| Written instruction |
Begin with the line holding "Convert this chart to Plotly.js code.", end with the line holding "const counts = [5, 1, 57, 165];", and repeat every line in between exactly, without pictures.

| Dataset entries |
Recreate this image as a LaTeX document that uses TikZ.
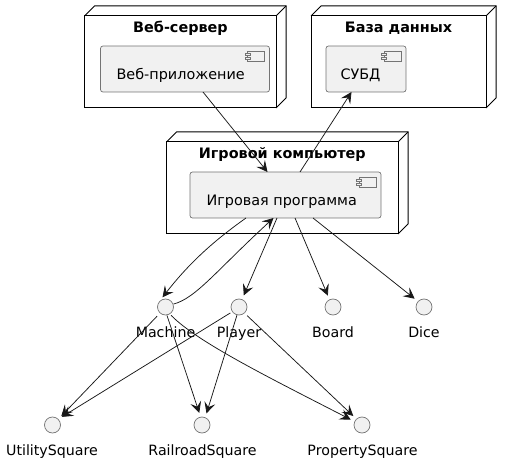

--

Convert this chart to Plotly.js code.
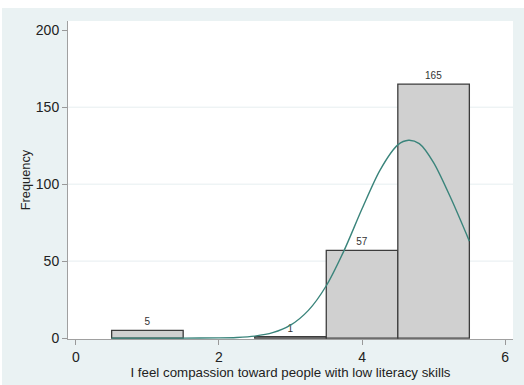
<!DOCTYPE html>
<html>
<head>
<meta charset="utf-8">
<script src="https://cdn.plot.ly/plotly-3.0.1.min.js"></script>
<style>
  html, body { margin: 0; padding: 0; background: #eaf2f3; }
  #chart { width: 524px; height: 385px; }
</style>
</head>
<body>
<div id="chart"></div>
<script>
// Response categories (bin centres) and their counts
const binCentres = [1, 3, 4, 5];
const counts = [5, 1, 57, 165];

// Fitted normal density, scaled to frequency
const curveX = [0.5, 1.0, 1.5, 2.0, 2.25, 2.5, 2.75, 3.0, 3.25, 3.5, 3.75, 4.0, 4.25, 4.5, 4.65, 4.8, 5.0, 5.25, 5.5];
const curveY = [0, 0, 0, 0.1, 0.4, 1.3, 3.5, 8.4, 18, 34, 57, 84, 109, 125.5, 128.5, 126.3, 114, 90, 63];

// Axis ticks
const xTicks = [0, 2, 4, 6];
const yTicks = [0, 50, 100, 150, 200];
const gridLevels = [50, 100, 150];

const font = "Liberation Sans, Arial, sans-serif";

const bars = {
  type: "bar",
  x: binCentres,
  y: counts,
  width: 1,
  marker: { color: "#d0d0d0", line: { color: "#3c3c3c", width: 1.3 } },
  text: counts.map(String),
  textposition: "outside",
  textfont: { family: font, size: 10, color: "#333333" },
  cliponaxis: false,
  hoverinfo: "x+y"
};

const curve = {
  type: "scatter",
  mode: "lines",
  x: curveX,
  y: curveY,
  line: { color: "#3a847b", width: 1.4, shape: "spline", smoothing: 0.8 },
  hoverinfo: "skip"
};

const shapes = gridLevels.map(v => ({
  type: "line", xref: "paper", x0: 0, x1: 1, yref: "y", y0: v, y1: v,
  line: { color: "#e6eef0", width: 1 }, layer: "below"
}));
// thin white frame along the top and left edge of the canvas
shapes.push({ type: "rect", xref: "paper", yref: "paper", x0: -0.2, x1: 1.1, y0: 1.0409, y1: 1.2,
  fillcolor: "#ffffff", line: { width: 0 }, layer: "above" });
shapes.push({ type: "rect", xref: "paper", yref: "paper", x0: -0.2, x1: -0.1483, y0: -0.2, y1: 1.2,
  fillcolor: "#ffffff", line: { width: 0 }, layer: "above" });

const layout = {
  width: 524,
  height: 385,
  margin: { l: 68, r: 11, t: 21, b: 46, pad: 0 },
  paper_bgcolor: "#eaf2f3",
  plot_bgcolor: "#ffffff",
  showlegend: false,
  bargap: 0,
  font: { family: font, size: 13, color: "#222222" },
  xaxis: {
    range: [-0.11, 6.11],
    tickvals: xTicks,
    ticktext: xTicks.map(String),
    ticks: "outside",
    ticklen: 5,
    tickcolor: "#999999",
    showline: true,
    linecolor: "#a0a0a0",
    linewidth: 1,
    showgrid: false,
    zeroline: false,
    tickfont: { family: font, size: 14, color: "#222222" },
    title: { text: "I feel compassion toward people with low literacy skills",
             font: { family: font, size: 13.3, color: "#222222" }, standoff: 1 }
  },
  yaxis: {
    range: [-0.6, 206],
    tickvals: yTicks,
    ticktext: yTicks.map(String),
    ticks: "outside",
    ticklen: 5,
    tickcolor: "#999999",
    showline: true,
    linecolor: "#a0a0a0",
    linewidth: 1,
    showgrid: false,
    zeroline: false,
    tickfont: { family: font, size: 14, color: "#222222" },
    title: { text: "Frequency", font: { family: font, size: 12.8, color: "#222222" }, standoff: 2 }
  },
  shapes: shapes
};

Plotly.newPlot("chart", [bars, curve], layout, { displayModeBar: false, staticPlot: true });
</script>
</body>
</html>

| Result of the task |
Convert this chart to Plotly.js code.
<!DOCTYPE html>
<html>
<head>
<meta charset="utf-8">
<script src="https://cdn.plot.ly/plotly-3.0.1.min.js"></script>
<style>
  html, body { margin: 0; padding: 0; background: #eaf2f3; }
  #chart { width: 524px; height: 385px; }
</style>
</head>
<body>
<div id="chart"></div>
<script>
// Response categories (bin centres) and their counts
const binCentres = [1, 3, 4, 5];
const counts = [5, 1, 57, 165];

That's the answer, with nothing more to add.